In the exercise, we use the concept of emissivity $ϵ$ and the Stefan-Boltzmann constant $\sigma$ to derive the radiative heat transfer coefficient $h_r$. Emissivity is a measure of a material's ability to emit thermal radiation compared to a black body at the same temperature, and the Stefan-Boltzmann constant is a physical constant that describes the power radiated from a black body in terms of its temperature. The relevant formula for radiative heat transfer from the surface is:
$$q=ϵ\sigma (T_s^4-T_{\mathrm{\infty }}^4)$$
where $T_s$ is the surface temperature and $T_{\mathrm{\infty }}$ is the temperature of the surroundings. For students to fully comprehend this, imagine holding your hand near, but not touching, a hot iron—this sensation of warmth is due to radiative heat transfer. The higher the temperature difference and the higher the emissivity, the more heat is radiated away.

Heat Flux

Heat flux is the rate of heat energy transfer through a given surface per unit area. It is often expressed in watts per square meter ($W/m^2$). The concept of heat flux is central to understanding how heat is transferred in various modes such as conduction, convection, and radiation.
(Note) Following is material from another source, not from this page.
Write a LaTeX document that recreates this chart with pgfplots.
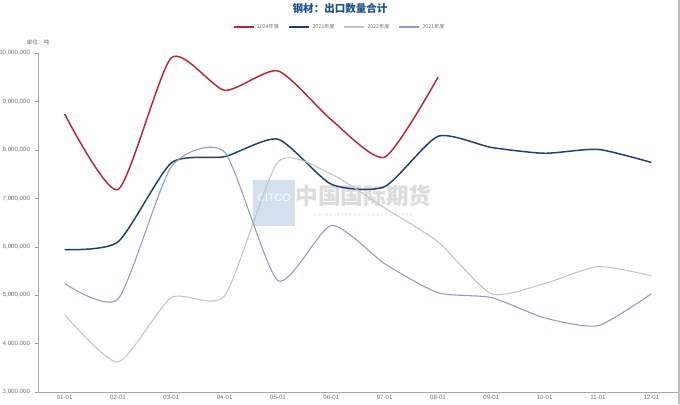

In the step-by-step solution provided, heat flux represents the total heat being dissipated from the rod into the surrounding air, and is the sum of both convective and radiative heat transfer components:
$$q=h_c(T_s-T_{\mathrm{\infty }})+ϵ\sigma (T_s^4-T_{\mathrm{\infty }}^4)$$
Here $h_c$ represents the convective heat transfer coefficient, and the combination with the emissivity $ϵ$ and Stefan-Boltzmann constant $\sigma$ captures the radiative component. As an analogy, you could think of a light bulb: it emits light (analogous to radiation) that spreads out over an area—the intensity of that light at any point on that area is analogous to heat flux. Students encountering this concept should consider both the intensity of the heat source and the area over which the heat is being spread to really understand the implications of heat flux in thermodynamics.